Facebook has created a limited solution to this problem. About two years ago, the company created something called the legacy contact. According to the Facebook Help Center,

A legacy contact is someone you choose to look after your account if it's memorialized. Once your account is memorialized, your legacy contact will have the option to do things like:
  • Write a pinned post for your profile (ex: to share a final message on your behalf or provide information about a memorial service)
  • Respond to new friend requests (ex: old friends or family members who weren't yet on Facebook)
  • Update your profile picture and cover photo

You can also allow your legacy contact to download a copy of what you've shared on Facebook. If you do this, your legacy contact will receive:

  • Photos and videos you uploaded
  • Wall posts
  • Profile and contact info
  • Events
  • Friends list

The legacy contact has strict restrictions though.

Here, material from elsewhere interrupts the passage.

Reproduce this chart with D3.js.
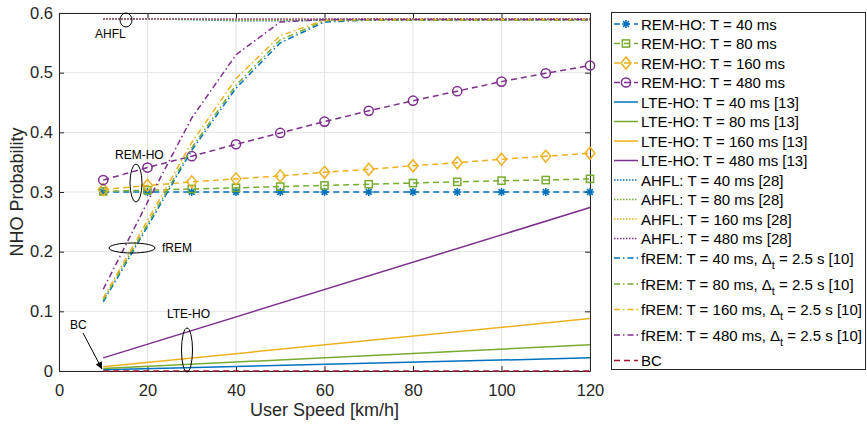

Your legacy contact can't:
  • Log into your account
  • Remove or change past posts, photos and other things shared on your Timeline
  • Read your messages
  • Remove any of your friends

To identify your legacy contact, go to Settings > Security>Legacy Contact. You can choose one of your Facebook friends to serve as your legacy contact. The service will give you the option of sending your legacy contact a pre-written message that explains the policy. 

When you do this, you will also have the option of allowing your legacy contact to download a copy of what you've shared on Facebook, including posts, photos, videos and info from the "About" section of your profile. Messages won't be included. If you don't want a Facebook account after you die, you can request to have your account permanently deleted instead.

This short post is just an FYI. Even if you don't want to leave your full Facebook usernames/passwords with anyone, you can (and probably should) designate a legacy contact. If you don't, your loved ones can request special access through this Special Request for Deceased Person's Account form, but the company could always reject that request.

I hate to be depressing so close to the holiday season, but this is important information. It is hard enough to deal with the death of a loved one. You can make it a little bit easier by making this decision now.